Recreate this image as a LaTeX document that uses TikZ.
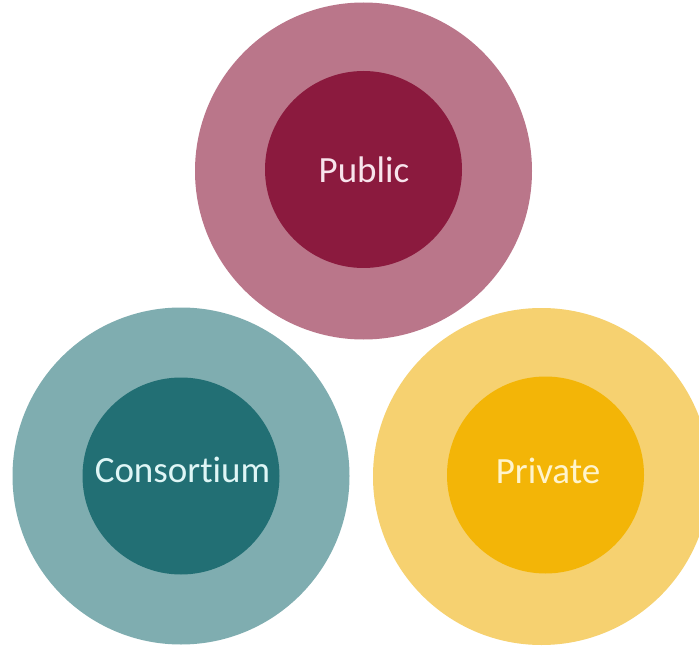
\documentclass[tikz,border=0pt]{standalone}
\usepackage{fontspec}
\setmainfont[Ligatures=NoCommon]{Carlito}
\definecolor{pubout}{HTML}{BA768A}
\definecolor{pubin}{HTML}{8B1A3E}
\definecolor{pubtxt}{HTML}{F8E4EC}
\definecolor{conout}{HTML}{7FADB0}
\definecolor{conin}{HTML}{226F74}
\definecolor{contxt}{HTML}{DFF6F6}
\definecolor{priout}{HTML}{F6D170}
\definecolor{priin}{HTML}{F3B507}
\definecolor{pritxt}{HTML}{FFF4CC}
\begin{document}
\begin{tikzpicture}[x=1pt,y=-1pt,
  outerring/.style={circle,inner sep=0pt,minimum size=337pt,draw=none},
  innerdisc/.style={circle,inner sep=0pt,minimum size=197pt,draw=none},
  lbl/.style={font=\fontsize{37}{40}\selectfont,anchor=base,inner sep=0pt}]
\useasboundingbox (0,0) rectangle (699,647);
\fill[white] (0,0) rectangle (699,647);
% top
\node[outerring,fill=pubout] (pubO) at (363.5,171) {};
\node[innerdisc,fill=pubin] (pubI) at (363.5,169.5) {};
\node[lbl,text=pubtxt] (pubT) at (364,183) {Public};
% bottom left
\node[outerring,fill=conout] (conO) at (181,476) {};
\node[innerdisc,fill=conin] (conI) at (181,476) {};
\node[lbl,text=contxt] (conT) at (182.5,482) {Consortium};
% bottom right
\node[outerring,fill=priout] (priO) at (541.5,476.5) {};
\node[innerdisc,fill=priin] (priI) at (545.5,475) {};
\node[lbl,text=pritxt] (priT) at (548,483) {Private};
\end{tikzpicture}
\end{document}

☆ ☆ ☆

Directions for this task | Your task is to repeat the data above exactly while excluding the pictures.

Answer for this exercise |
Recreate this image as a LaTeX document that uses TikZ.
\documentclass[tikz,border=0pt]{standalone}
\usepackage{fontspec}
\setmainfont[Ligatures=NoCommon]{Carlito}
\definecolor{pubout}{HTML}{BA768A}
\definecolor{pubin}{HTML}{8B1A3E}
\definecolor{pubtxt}{HTML}{F8E4EC}
\definecolor{conout}{HTML}{7FADB0}
\definecolor{conin}{HTML}{226F74}
\definecolor{contxt}{HTML}{DFF6F6}
\definecolor{priout}{HTML}{F6D170}
\definecolor{priin}{HTML}{F3B507}
\definecolor{pritxt}{HTML}{FFF4CC}
\begin{document}
\begin{tikzpicture}[x=1pt,y=-1pt,
  outerring/.style={circle,inner sep=0pt,minimum size=337pt,draw=none},
  innerdisc/.style={circle,inner sep=0pt,minimum size=197pt,draw=none},
  lbl/.style={font=\fontsize{37}{40}\selectfont,anchor=base,inner sep=0pt}]
\useasboundingbox (0,0) rectangle (699,647);
\fill[white] (0,0) rectangle (699,647);
% top
\node[outerring,fill=pubout] (pubO) at (363.5,171) {};
\node[innerdisc,fill=pubin] (pubI) at (363.5,169.5) {};
\node[lbl,text=pubtxt] (pubT) at (364,183) {Public};
% bottom left
\node[outerring,fill=conout] (conO) at (181,476) {};
\node[innerdisc,fill=conin] (conI) at (181,476) {};
\node[lbl,text=contxt] (conT) at (182.5,482) {Consortium};
% bottom right
\node[outerring,fill=priout] (priO) at (541.5,476.5) {};
\node[innerdisc,fill=priin] (priI) at (545.5,475) {};
\node[lbl,text=pritxt] (priT) at (548,483) {Private};
\end{tikzpicture}
\end{document}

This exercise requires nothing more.